Food: Frozen
Sugar cube   (+1)  [vote for, against]
Ice + sugar

Perfectly self-explanatory. I imagine the sugar should be in the form of fructose or sucrose, though honey and corn syrup might work as well.

Might be useful for slowly sipped iced tea or cooling down a hot coffee.
-- phoenix, Oct 07 2003

Quiescent freezing
How you would make these things in mass production. (Ya know, if you were going to do that.) [waugsqueke, Oct 05 2004, last modified Oct 21 2004]

I like to vary sweetness level seperately from temperature. Plus, this would make your drink sweeter as the cube melts. Since this is generally at a point where you've drank part of your beverage the effect will be increased.
-- Worldgineer, Oct 07 2003

The sugar will lower the freezing point of the water so it will be harder to get your "ice-sugar" cube to freeze.
-- hazel, Oct 07 2003

thats not a problem. ice-lollies are sweet. so is his nibs but there you go..
-- po, Oct 07 2003

I know maple syrup doesn't freeze because I store it in my freezer, and it's 66% sugar. I will now attempt to freeze liquid honey and get back to you in a coupla hours, but I predict a similar result.
-- lintkeeper2, Oct 07 2003

Hmpf. I couldn't think of a good use for it, but it never occurred to me that it wasn't possible. Assuming the sugar component of maple syrup gives it antifreeze capability might be bad science, but it bears testing.

You try it, I'll try it and if it turns out to be impossible, I'll delete the idea.
-- phoenix, Oct 07 2003

[Worldgineer] - you could always have a decreasing sugar gradient, with the sugariest bits on the outside, in order to create a biased sugar release (more ealier when you've got more drink).
-- neilp, Oct 07 2003

This will only diminish the effect.
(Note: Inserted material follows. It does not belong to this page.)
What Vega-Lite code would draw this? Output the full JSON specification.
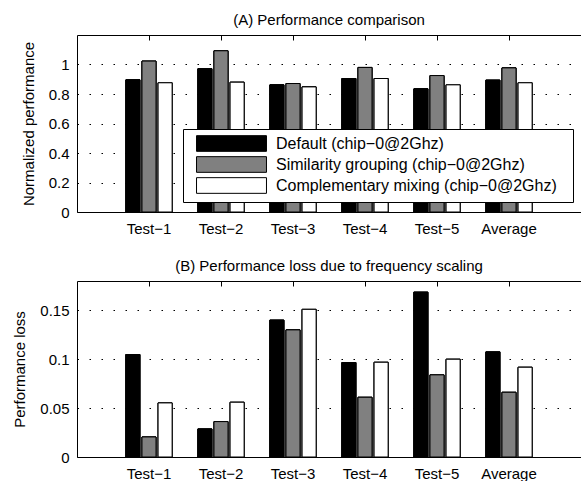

You'll still have your drink getting sweeter as you drink it, unless all sugar release is achieved immediately. I guess ice cubes with a thin candy shell might work (melts in your drink, not in your hands). In fact... This might just be the useful aspect [px] is looking for! Ice that doesn't get your hands wet.
-- Worldgineer, Oct 07 2003

Of course it's possible. It's just an unflavored popsicle. Simple.
-- waugsqueke, Oct 07 2003

<<< 4hrs later >>>liquid honey is not really frozen, but has gone rubbery enough to keep the shape of my thumb print.

How about if you had a "cream and sugar" cube that would melt into your coffee, making it the perfect temperature and sweetness/creaminess at the same time?
-- lintkeeper2, Oct 07 2003

I dunno. I'm reminded of (North American-style) Iced Tea mix. If not completely stirred, the sugar settles to the bottom, making the last sips sickly sweet and face-scrunching.
-- Cedar Park, Oct 07 2003

Have to add... not bad science, but good science, to make that assumption then test. That's what science is.
-- lintkeeper2, Oct 07 2003

[lintkeeper2] It should take a really long time to freeze, if your freezer gets cold enough.. I experimented with ice cream making a while back, and found that adding extra sugar *really* increased freezing times... 2-4 times as long as what my recipes called for.
-- swamilad, Oct 08 2003

Make a square hole in an ice cube, the same width and length but twice the height of a sugar cube; insert sugar cube; insert small ice cube with exact dimensions of remaining hole into the hole; exert light pressure on hole side, melting plug to big cube. Dip in liquid nitrogen. Repeat by the thousands, and sell for 10 cents each, in boxes of 20, in the freezer section.
-- galukalock, Oct 08 2003

Heh. Here I thought this was a useless idea and so many are having fun with it...
-- phoenix, Oct 08 2003

No, phoenix, this is a good idea, don’t give up.

This is what I do. Take powered ice—don’t have any? Use shaved ice. Then add cold granulated sugar. It’s best if the sugar has a cornstarch coating. You can get it manufactured if you don’t have it on the shelf. Then mash it all together under high pressure. See, now you have this white cube that doesn’t melt because the sugar is not dissolved.
-- pluterday, Oct 08 2003

But will it deflect a bullet like pycrete? (insert groan here)
-- Worldgineer, Oct 08 2003

Are we forgetting that sugar is frozen? I mean it is not cold, but it is a crystalized solid. That's all ice is, it just happens at lower temperature than sugar. Couldn't you just make large sugar crystals and put them in the freezer to make them colder?